Возле люка я должен был широко расставить ноги, взяться обеими руками за поручни с обеих сторон люка и резко выброситься головой вниз. Все это не раз отрабатывалось на тренировках, но в последний момент мне стало страшно. Однако как только раздался приказ прыгать, мой страх мгновенно улетучился, и я прыгнул.
Сначала я просто падал вниз, и мне снова стало страшно. Но это продолжалось лишь несколько секунд. Вытяжной фал размотался на всю свою длину (она была девять метров) и вырвал из ранца парашютную сумку вместе с куполом. В следующие несколько мгновений фал сдернул сумку с купола парашюта, и он полностью раскрылся. Я резко дернулся, продолжая лететь головой вниз, и через миг натянувшиеся стропы парашюта вернули меня в нормальное положение.
По ощущениям это было почти как удар, сбивающий с ног. Но придя в себя, я понял, что раскачиваюсь на стропах, как на качелях. Это непередаваемое чувство. Ты приближаешься к земле и ощущаешь себя почти птицей. Однако возле земли нужно было снова сосредоточиться. Приземляться нужно было с наклоном вперед, делая руками и ногами движения, подобные тем, что делает пловец. Это позволяло избежать травм при ударе об землю, ведь наши парашюты снижались со скоростью до шести метров в секунду. В результате многие из нас получили ушибы во время своего первого прыжка. Но зато мы потом по достоинству оценили высокую скорость снижения немецких парашютов, когда нам пришлось прыгать под обстрелом противника.
Замечу также, что немецкий метод раскрытия парашюта хотя и вынуждал нас прыгать вниз головой, в отличие от тех же англичан или русских, но зато мы могли позволить себе прыгать с гораздо меньших высот. И это нам особенно пригодилось на Крите, когда из-за огня ПВО противника мы прыгали с высоты всего 70–80 метров.

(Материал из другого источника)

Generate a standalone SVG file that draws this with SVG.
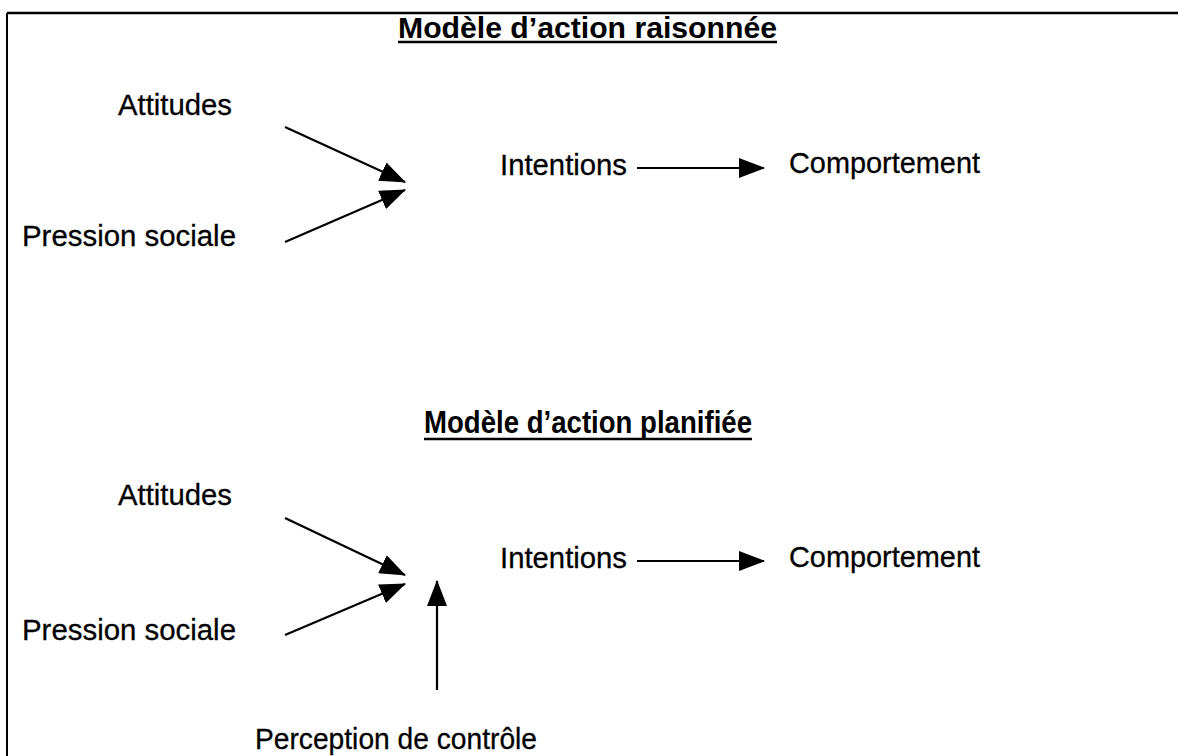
<svg xmlns="http://www.w3.org/2000/svg" width="1178" height="756" viewBox="0 0 1178 756">
<style>
.t{font-family:"Liberation Sans",Arial,sans-serif;font-size:30px;fill:#000;stroke:#000;stroke-width:0.3}
.h{font-family:"Liberation Sans",Arial,sans-serif;font-size:29px;font-weight:bold;fill:#000}
.h2{font-family:"Liberation Sans",Arial,sans-serif;font-size:31px;font-weight:bold;fill:#000}
.u{stroke:#000;stroke-width:2.5}
.c{stroke:#000;stroke-width:2.2;fill:none}
</style>
<defs>
<marker id="ah" markerWidth="26" markerHeight="20" refX="25" refY="10" orient="auto" markerUnits="userSpaceOnUse">
<path d="M0,0 L26,10 L0,20 Z" fill="#000"/>
</marker>
</defs>
<rect width="1178" height="756" fill="#fff"/>
<g id="frame">
<line x1="7" y1="13" x2="1178" y2="13" stroke="#000" stroke-width="2.5"/>
<line x1="7" y1="13" x2="7" y2="756" stroke="#000" stroke-width="2"/>
</g>
<g id="title1"><text class="h" x="398" y="38" textLength="379" lengthAdjust="spacingAndGlyphs">Modèle d’action raisonnée</text><line class="u" x1="398" y1="42" x2="777" y2="42"/></g>
<g id="attitudes1"><text class="t" x="118" y="115" textLength="114" lengthAdjust="spacingAndGlyphs">Attitudes</text></g>
<g id="pression1"><text class="t" x="22" y="246" textLength="214" lengthAdjust="spacingAndGlyphs">Pression sociale</text></g>
<g id="intentions1"><text class="t" x="500" y="175" textLength="127" lengthAdjust="spacingAndGlyphs">Intentions</text></g>
<g id="comportement1"><text class="t" x="789" y="173" textLength="191" lengthAdjust="spacingAndGlyphs">Comportement</text></g>
<g id="title2"><text class="h2" x="424" y="433" textLength="328" lengthAdjust="spacingAndGlyphs">Modèle d’action planifiée</text><line class="u" x1="424" y1="439" x2="752" y2="439"/></g>
<g id="attitudes2"><text class="t" x="118" y="505" textLength="114" lengthAdjust="spacingAndGlyphs">Attitudes</text></g>
<g id="pression2"><text class="t" x="22" y="640" textLength="214" lengthAdjust="spacingAndGlyphs">Pression sociale</text></g>
<g id="intentions2"><text class="t" x="500" y="568" textLength="127" lengthAdjust="spacingAndGlyphs">Intentions</text></g>
<g id="comportement2"><text class="t" x="789" y="567" textLength="191" lengthAdjust="spacingAndGlyphs">Comportement</text></g>
<g id="perception"><text class="t" x="255" y="749" textLength="282" lengthAdjust="spacingAndGlyphs">Perception de contrôle</text></g>
<g id="connectors">
<line class="c" x1="285" y1="127" x2="405" y2="182" marker-end="url(#ah)"/>
<line class="c" x1="285" y1="242" x2="405" y2="190" marker-end="url(#ah)"/>
<line class="c" x1="637" y1="168" x2="764" y2="168" marker-end="url(#ah)"/>
<line class="c" x1="285" y1="518" x2="405" y2="575" marker-end="url(#ah)"/>
<line class="c" x1="285" y1="635" x2="405" y2="584" marker-end="url(#ah)"/>
<line class="c" x1="637" y1="561" x2="764" y2="561" marker-end="url(#ah)"/>
<line class="c" x1="437" y1="690" x2="437" y2="581" marker-end="url(#ah)"/>
</g>
</svg>
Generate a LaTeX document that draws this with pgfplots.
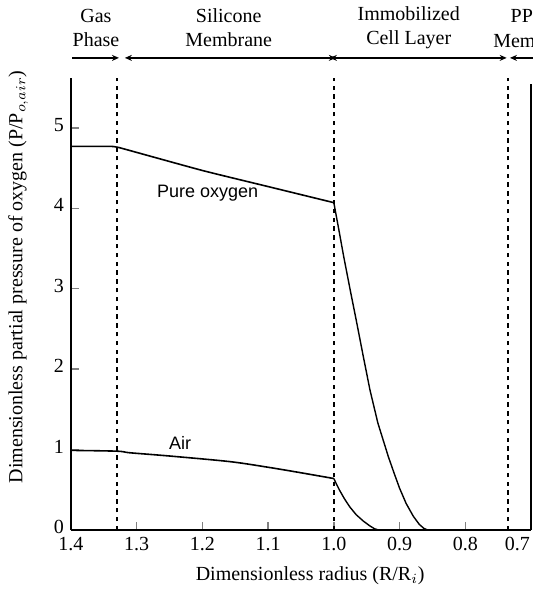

Правда, были у наших парашютов и недостатки. Так, при прыжке мы не могли регулировать скорость снижения и место падения. Более того, нам приходилось прыгать только с одним «парабеллумом», а все остальное снаряжение сбрасывалось отдельно в специальных контейнерах, иначе оно могло запутать стропы. Соответственно, эти контейнеры потом приходилось еще искать и распаковывать, нередко под огнем противника.